Only a Holder of Old Notes may tender Old Notes in the Exchange Offer. The
term "Holder" as used herein with respect to the Old Notes means any person in
whose name Old Notes are registered on the books of the Trustee. If the Letter
of Transmittal or any Old Notes are signed by trustees, executors,
administrators, guardians, attorneys-in-fact, officers of corporations or others
acting in a fiduciary or representative capacity,
-6-
<PAGE>
such persons should so indicate when signing, and, unless waived by the
Company, proper evidence satisfactory to the Company of their authority to so
act must be so submitted.
Any beneficial Holder whose Old Notes are registered in the name of his
broker, dealer, commercial bank, trust company or other nominee and who wishes
to validly surrender those Old Notes in the Exchange Offer should contact such
registered Holder promptly and instruct such registered Holder to tender on his
behalf. If such beneficial Holder wishes to tender on his own behalf, such
beneficial Holder must, prior to completing and executing the Letter of
Transmittal, make appropriate arrangements to register ownership of the Old
Notes in such beneficial holder's name. It is the responsibility of the
beneficial holder to register ownership in his own name if he chooses to do so.
The transfer of record ownership may take considerable time.
THE METHOD OF DELIVERY OF THIS LETTER OF TRANSMITTAL (OR FACSIMILE HEREOF)
AND ALL OTHER REQUIRED DOCUMENTS IS AT THE ELECTION AND RISK OF THE EXCHANGING
HOLDER, but, except as otherwise provided below, the delivery will be deemed
made only when actually received or confirmed by the Exchange Agent. If sent by
mail, registered mail with return receipt requested, properly insured, is
recommended. In all cases, sufficient time should be allowed to assure timely
delivery to the Exchange Agent before the Expiration Date. No Letters of
Transmittal or Old Notes should be sent to the Company.

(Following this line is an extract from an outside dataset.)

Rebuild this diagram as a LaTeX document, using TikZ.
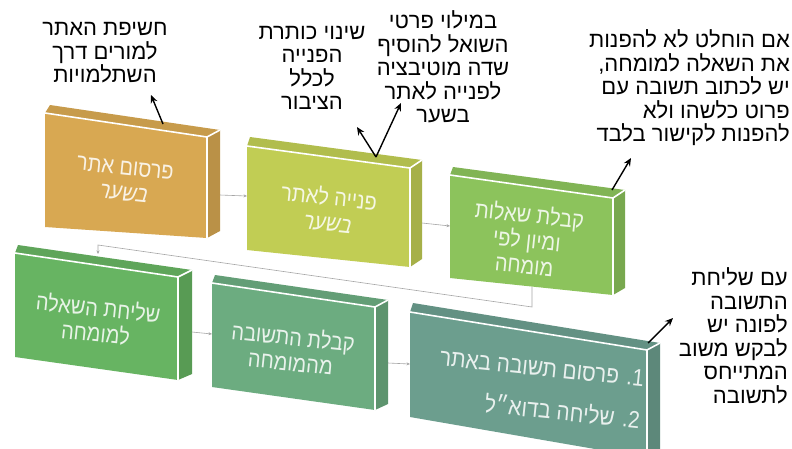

No alternative, conditional or contingent tenders will be accepted. All
tendering Holders, by execution of this Letter of Transmittal (or facsimile
hereof), waive any right to receive notice of acceptance of their Old Notes for
exchange.
3. INADEQUATE SPACE. If the space provided herein is inadequate, the
certificate numbers and principal amount of the Old Notes to which this Letter
of Transmittal relates should be listed on a separate signed schedule attached
hereto.
4. WITHDRAWAL OF TENDER. Tenders of Old Notes may be withdrawn at any
time prior to 5:00 p.m., New York City time, on the Expiration Date.
To be effective, a written or facsimile transmission notice of withdrawal
must (i) be received by the Exchange Agent at the address set forth herein prior
to 5:00 p.m., New York City time, on the Expiration Date; (ii) specify the name
of the person having tendered the Old Notes to be withdrawn; (iii) identify the
Old Notes to be withdrawn; and (iv) be (a) signed by the Holder in the same
manner as the original signature on the Letter of Transmittal by which such Old
Notes were tendered (including any required signature guarantees) or (b)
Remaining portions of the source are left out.